As part of this assignment, the aim of this document was to outline a possible question as a problem, review and clean the data as part of data wrangling and eploration proess, visualize the dataset and provide a conclusion against the problem defined.
Based on our analysis, we are able to see, content type has an impact to user engagement in terms of FB post share. When we analyze the user engagement in detail, we see that there is a positive correlation between comments, reaction and share. The more comments the FB post gets, the more reaction it gets. We also see if the facebook post content does not have factual information, the post might get more reaction rather than comments.

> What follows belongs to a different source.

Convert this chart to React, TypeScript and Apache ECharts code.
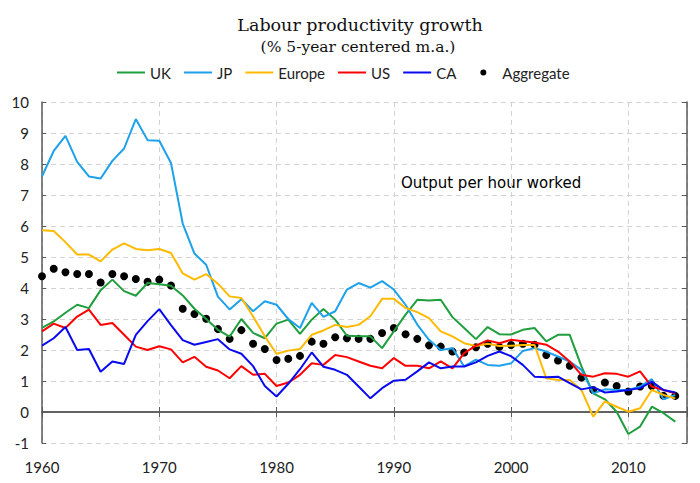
import React, { useEffect, useRef } from "react";
import * as echarts from "echarts";

const years: number[] = [];
for (let y = 1960; y <= 2014; y++) years.push(y);

const ukValues = [
  2.71, 2.92, 3.2, 3.46, 3.35, 3.93, 4.27, 3.9, 3.75, 4.16,
  4.12, 4.07, 3.76, 3.33, 3.0, 2.65, 2.43, 3.0, 2.55, 2.38,
  2.85, 2.98, 2.52, 2.98, 3.32, 2.98, 2.46, 2.44, 2.44, 2.06,
  2.6, 3.14, 3.62, 3.6, 3.62, 3.06, 2.71, 2.35, 2.74, 2.51,
  2.5, 2.65, 2.71, 2.28, 2.49, 2.49, 1.47, 0.6, 0.41, 0.01,
  -0.71, -0.47, 0.17, -0.04, -0.31,
];
const jpValues = [
  7.6, 8.42, 8.91, 8.07, 7.6, 7.53, 8.1, 8.5, 9.45, 8.77,
  8.75, 8.03, 6.08, 5.11, 4.75, 3.72, 3.31, 3.64, 3.25, 3.57,
  3.46, 3.0, 2.71, 3.52, 3.07, 3.25, 3.95, 4.16, 4.01, 4.22,
  3.95, 3.46, 2.82, 2.33, 2.0, 2.06, 1.47, 1.69, 1.52, 1.49,
  1.57, 1.97, 2.06, 1.95, 1.79, 1.63, 1.36, 0.6, 0.73, 0.71,
  0.71, 0.82, 1.06, 0.41, 0.55,
];
const europeValues = [
  5.86, 5.84, 5.48, 5.08, 5.08, 4.86, 5.24, 5.44, 5.26, 5.22,
  5.26, 5.13, 4.47, 4.27, 4.45, 4.14, 3.73, 3.68, 3.08, 2.44,
  1.88, 1.98, 2.03, 2.49, 2.63, 2.81, 2.74, 2.81, 3.09, 3.65,
  3.65, 3.36, 3.22, 3.03, 2.6, 2.44, 2.22, 2.13, 2.2, 2.13,
  2.14, 2.16, 2.16, 1.09, 1.03, 1.03, 0.71, -0.15, 0.34, 0.17,
  0.01, 0.12, 0.71, 0.55, 0.44,
];
const usValues = [
  2.6, 2.85, 2.71, 3.08, 3.3, 2.81, 2.87, 2.49, 2.11, 2.0,
  2.12, 2.02, 1.6, 1.78, 1.46, 1.34, 1.09, 1.48, 1.2, 1.23,
  0.84, 0.95, 1.2, 1.57, 1.52, 1.84, 1.77, 1.63, 1.49, 1.41,
  1.74, 1.49, 1.49, 1.41, 1.63, 1.41, 1.9, 2.14, 2.31, 2.22,
  2.33, 2.28, 2.24, 2.17, 1.95, 1.63, 1.2, 1.14, 1.25, 1.23,
  1.14, 1.31, 0.82, 0.71, 0.6,
];
const caValues = [
  2.14, 2.38, 2.74, 2.0, 2.03, 1.3, 1.63, 1.55, 2.49, 2.93,
  3.32, 2.8, 2.32, 2.17, 2.26, 2.35, 2.02, 1.88, 1.48, 0.84,
  0.5, 0.91, 1.38, 1.92, 1.46, 1.36, 1.2, 0.82, 0.44, 0.77,
  1.01, 1.04, 1.31, 1.6, 1.41, 1.47, 1.47, 1.6, 1.81, 1.95,
  1.8, 1.52, 1.14, 1.12, 1.14, 0.93, 0.73, 0.8, 0.63, 0.66,
  0.71, 0.77, 0.98, 0.71, 0.63,
];
const aggregateValues = [
  4.38, 4.62, 4.51, 4.45, 4.45, 4.18, 4.45, 4.38, 4.29, 4.2,
  4.27, 4.08, 3.33, 3.16, 3.01, 2.68, 2.36, 2.64, 2.2, 2.03,
  1.68, 1.72, 1.81, 2.27, 2.2, 2.41, 2.38, 2.36, 2.36, 2.55,
  2.71, 2.51, 2.36, 2.15, 2.11, 1.95, 1.92, 2.09, 2.2, 2.1,
  2.16, 2.2, 2.17, 1.84, 1.66, 1.49, 1.11, 0.71, 0.95, 0.84,
  0.66, 0.82, 0.84, 0.52, 0.52,
];

const seriesNames = ["UK", "JP", "Europe", "US", "CA", "Aggregate"];
const seriesColors = ["#1F9E3E", "#1DA1EA", "#FFBA00", "#FF0000", "#0A0AF0", "#000000"];
const titleText = "Labour productivity growth";
const subtitleText = "(% 5-year centered m.a.)";
const annotationText = "Output per hour worked";

const pairs = (vals: number[]) => vals.map((v, i) => [years[i], v]);

const axisColor = "#5a5a5a";
const gridColor = "#d3d3d3";
const labelFont = "Lato, 'Liberation Sans', sans-serif";
const lineIcon = "path://M0,6L28,6L28,8L0,8Z";
const dotIcon =
  "path://M0,0L0.01,0L0,0.01Z M28,14L28.01,14L28,14.01Z M11,7A3,3,0,1,0,17,7A3,3,0,1,0,11,7Z";

export default function App() {
  const ref = useRef<HTMLDivElement>(null);

  useEffect(() => {
    if (!ref.current) return;
    const chart = echarts.init(ref.current, null, { renderer: "svg" });
    const lineData = [ukValues, jpValues, europeValues, usValues, caValues];
    const series: any[] = lineData.map((vals, i) => ({
      name: seriesNames[i],
      type: "line",
      data: pairs(vals),
      symbol: "none",
      showSymbol: false,
      color: seriesColors[i],
      itemStyle: { color: seriesColors[i] },
      lineStyle: { width: 2, color: seriesColors[i] },
      silent: true,
    }));
    series.push({
      name: "Aggregate",
      type: "scatter",
      data: pairs(aggregateValues),
      symbol: "circle",
      symbolSize: 8,
      color: "#000",
      itemStyle: { color: "#000", opacity: 1 },
      silent: true,
    });

    chart.setOption({
      animation: false,
      backgroundColor: "#fff",
      grid: {
        left: 42,
        right: 13,
        top: 102,
        bottom: 40,
        containLabel: false,
        outerBoundsMode: "none",
      },
      legend: {
        left: 117,
        top: 65,
        padding: 0,
        itemWidth: 28,
        itemHeight: 14,
        itemGap: 13,
        textStyle: { fontFamily: labelFont, fontSize: 15, color: "#222" },
        data: [
          { name: "UK", icon: lineIcon },
          { name: "JP", icon: lineIcon },
          { name: "Europe", icon: lineIcon },
          { name: "US", icon: lineIcon },
          { name: "CA", icon: lineIcon },
          { name: "Aggregate", icon: dotIcon, itemStyle: { color: "#000", opacity: 1 } },
        ],
      },
      graphic: [
        {
          type: "text",
          x: 360,
          y: 25,
          style: {
            text: titleText,
            fontFamily: "'DejaVu Serif', serif",
            fontSize: 17.5,
            fill: "#111",
            align: "center",
            verticalAlign: "middle",
          },
        },
        {
          type: "text",
          x: 358,
          y: 47,
          style: {
            text: subtitleText,
            fontFamily: "'DejaVu Serif', serif",
            fontSize: 15.5,
            fill: "#111",
            align: "center",
            verticalAlign: "middle",
          },
        },
        {
          type: "text",
          x: 401,
          y: 183,
          style: {
            text: annotationText,
            fontFamily: "'DejaVu Sans', sans-serif",
            fontSize: 15,
            fill: "#000",
            align: "left",
            verticalAlign: "middle",
          },
        },
      ],
      xAxis: [
        {
          type: "value",
          position: "bottom",
          min: 1960,
          max: 2015,
          interval: 10,
          axisLine: { show: true, lineStyle: { color: axisColor, width: 1.5 } },
          axisTick: { show: true, inside: true, length: 5, lineStyle: { color: axisColor } },
          axisLabel: {
            margin: 16,
            fontFamily: labelFont,
            fontSize: 15,
            color: "#222",
            formatter: (v: number) => (v % 10 === 0 ? String(v) : ""),
          },
          splitLine: { show: true, lineStyle: { color: gridColor, type: [5, 4], width: 1 } },
        },
        {
          type: "value",
          position: "top",
          min: 1960,
          max: 2015,
          interval: 10,
          axisLine: { show: true, lineStyle: { color: axisColor, width: 1.5 } },
          axisTick: { show: true, inside: true, length: 5, lineStyle: { color: axisColor } },
          axisLabel: { show: false },
          splitLine: { show: false },
        },
      ],
      yAxis: [
        {
          type: "value",
          position: "left",
          min: -1,
          max: 10,
          interval: 1,
          axisLine: { show: true, lineStyle: { color: axisColor, width: 1.5 } },
          axisTick: { show: true, inside: true, length: 4, lineStyle: { color: axisColor } },
          axisLabel: { margin: 13, fontFamily: labelFont, fontSize: 15, color: "#222" },
          splitLine: { show: true, lineStyle: { color: gridColor, type: [5, 4], width: 1 } },
        },
        {
          type: "value",
          position: "right",
          min: -1,
          max: 10,
          interval: 1,
          axisLine: { show: true, lineStyle: { color: axisColor, width: 1.5 } },
          axisTick: { show: true, inside: true, length: 5, lineStyle: { color: axisColor } },
          axisLabel: { show: false },
          splitLine: { show: false },
        },
      ],
      series,
    });
    return () => chart.dispose();
  }, []);

  return (
    <div
      ref={ref}
      style={{ position: "absolute", left: 0, top: 0, width: 700, height: 483, background: "#fff" }}
    />
  );
}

When we look at the content type variable, we see majority of the content type are links, which gets the most engagement in terms of fb post share. The assumption is that these organizations are using FB as a channel to drive the users to their brand owned digital properties. The more user engagement would be more user acqusion for that particular organization. Link content type is followed by video content and imagery. It is interesting to see that video content is the content type that gets shared the most. It is also interesting to see that the photo content type has the most non factual information rating.